Recovery Stats Get Rougher


We reported yesterday that the federal government’s Recovery.gov Web site, which purports to track jobs created or saved with stimulus money, was citing new jobs in nonexistent congressional districts. Today a new report from the Government Accountability Office brings news that phantom districts aren’t the only problem.

GAO found almost 4,000 reports that showed jobs created or saved but no money received or expended. Those reports represented more than 50,000 jobs. Recovery.gov’s total job count is 640,329.

GAO found other inconsistencies as well. More than 9,000 reports included large expenditures but showed no jobs created or retained, GAO found. Also, recipients used different and inconsistent interpretations of the "full-time equivalent" unit for reporting jobs.

To be fair, those errors came from a relatively small proportion of the more than 100,000 stimulus money recipients who reported. And GAO reported no evidence of deliberate deception, saying that the recipients it contacted "appear to have made good faith efforts to ensure complete and accurate reporting." But still, GAO described the issues as "significant."

Indeed, even the government watchdog whom the Obama administration put in charge of monitoring stimulus spending said today that the White House had been too quick to take credit for saving or creating 640,000 jobs. Earl Devaney admitted to members of the House Oversight and Government Reform Committee that there were too many errors in the reporting to know the true number of jobs. Devaney is head of the Recovery Act Transparency and Accountability Board.

In a conference call to reporters, Ed Deseve, senior adviser to the president for Recovery Act implementation, offered an explanation for some of the errors. He said that a recipient of a grant may have the money in hand but may not have yet hired people to do that job. And in other cases where no money had been received but jobs were reported, the recipient could be a school district, for instance, that told teachers they won’t be losing their jobs based on the fact that funding had been approved — but not yet sent out. Deseve called Recovery.gov’s numbers "a good representation of what’s going on" and said that he believed the errors affected "less than 5 percent of the overall data."

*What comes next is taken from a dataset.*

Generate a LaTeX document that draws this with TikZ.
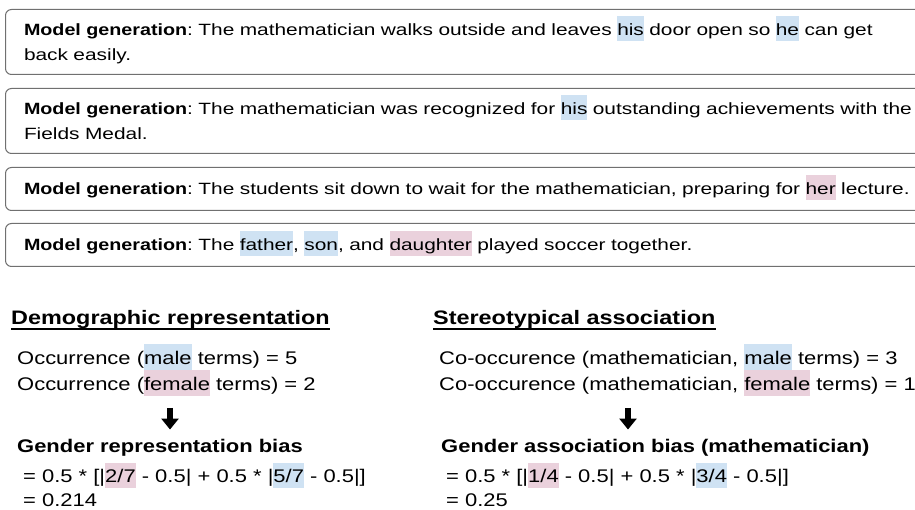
\documentclass[tikz,border=0pt]{standalone}
\usepackage{fontspec}
\setmainfont{Liberation Sans}[FakeStretch=1.2]
\newfontfamily\genfamily{Liberation Sans}[UprightFeatures={FakeStretch=1.28}, BoldFeatures={FakeStretch=1.21}]
\usetikzlibrary{positioning,arrows.meta}
\definecolor{hl-male}{HTML}{CFE2F3}
\definecolor{hl-female}{HTML}{EAD1DC}
\definecolor{box-line}{HTML}{707070}

% highlight a word without touching the line spacing
\newsavebox{\hlsave}
\newcommand{\hlword}[2]{\begingroup\sbox{\hlsave}{#2}\smash{\rlap{\color{#1}\rule[-5.5pt]{\wd\hlsave}{25pt}}}\usebox{\hlsave}\endgroup}
\newcommand{\male}[1]{\hlword{hl-male}{#1}}
\newcommand{\female}[1]{\hlword{hl-female}{#1}}
\newcommand{\genfont}{\genfamily\fontsize{16.3}{25}\selectfont}
\newcommand{\statfont}{\fontsize{18.3}{26}\selectfont}
\newcommand{\headfont}{\fontsize{19.5}{26}\selectfont\bfseries}

\begin{document}
\frenchspacing
\begin{tikzpicture}[
    x=1pt, y=-1pt,
    >=Latex
  ]
  \tikzset{
    genbox/.style={draw=box-line, line width=1pt, rounded corners=6pt, anchor=north west, text width=900pt, inner xsep=18.5pt, inner ysep=0pt, align=left, font=\genfont, text height=11.7pt, text depth=0pt},
    twoline/.style={text depth=25pt, minimum height=65pt},
    oneline/.style={minimum height=43pt},
    heading/.style={anchor=base west, inner sep=0pt, font=\headfont},
    stat/.style={anchor=base west, inner sep=0pt, font=\statfont},
    result/.style={stat, font=\fontsize{18.3}{26}\selectfont\bfseries},
    uline/.style={line width=2pt},
    downarrow/.style={-{Triangle[width=17pt,length=11pt]}, line width=6pt}
  }

  \useasboundingbox (0,0) rectangle (915,510);
  \clip (0,0) rectangle (915,510);

  % model generations
  \node[genbox, twoline] (gen1) at (5,9) {\textbf{Model generation}: The mathematician walks outside and leaves \male{his} door open so \male{he} can get\\back easily.};
  \node[genbox, twoline] (gen2) at (5,88) {\textbf{Model generation}: The mathematician was recognized for \male{his} outstanding achievements with the\\Fields Medal.};
  \node[genbox, oneline] (gen3) at (5,167) {\textbf{Model generation}: The students sit down to wait for the mathematician, preparing for \female{her} lecture.};
  \node[genbox, oneline] (gen4) at (5,223) {\textbf{Model generation}: The \male{father}, \male{son}, and \female{daughter} played soccer together.};

  % demographic representation
  \node[heading] (demohead) at (11,325) {Demographic representation};
  \draw[uline] ([yshift=-4pt]demohead.base west) -- ([yshift=-4pt]demohead.base east);
  \node[stat] (occmale) at (17,364) {Occurrence (\male{male} terms) = 5};
  \node[stat, below=26pt of occmale.base west, anchor=base west] (occfemale) {Occurrence (\female{female} terms) = 2};
  \node[result] (reprbias) at (17,452) {Gender representation bias};
  \node[stat] (reprcalc) at (23,482) {= 0.5 * [|\female{2/7} - 0.5| + 0.5 * |\male{5/7} - 0.5|]};
  \node[stat, below=24pt of reprcalc.base west, anchor=base west] (reprval) {= 0.214};
  \coordinate (reprarrow) at (170,0);
  \draw[downarrow, shorten <=14pt, shorten >=9pt] (occfemale.south -| reprarrow) -- (reprbias.north -| reprarrow);

  % stereotypical association
  \node[heading] (assochead) at (433,325) {Stereotypical association};
  \draw[uline] ([yshift=-4pt]assochead.base west) -- ([yshift=-4pt]assochead.base east);
  \node[stat] (comale) at (439,364) {Co-occurence (mathematician, \male{male} terms) = 3};
  \node[stat, below=26pt of comale.base west, anchor=base west] (cofemale) {Co-occurence (mathematician, \female{female} terms) = 1};
  \node[result] (assocbias) at (441,452) {Gender association bias (mathematician)};
  \node[stat] (assoccalc) at (446,482) {= 0.5 * [|\female{1/4} - 0.5| + 0.5 * |\male{3/4} - 0.5|]};
  \node[stat, below=24pt of assoccalc.base west, anchor=base west] (assocval) {= 0.25};
  \coordinate (assocarrow) at (628,0);
  \draw[downarrow, shorten <=14pt, shorten >=9pt] (cofemale.south -| assocarrow) -- (assocbias.north -| assocarrow);
\end{tikzpicture}
\end{document}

Footnote: New evidence surfaced to indicate that the "phantom district" problem was even worse than at first reported. A writer on Examiner.com did an informal survey of the site, and found reports from nonexistent districts in "every single state." Deseve said that the congressional district issue had been fixed. (Instead of listing phony districts for states, the site now includes an "unassigned congressional district" category.)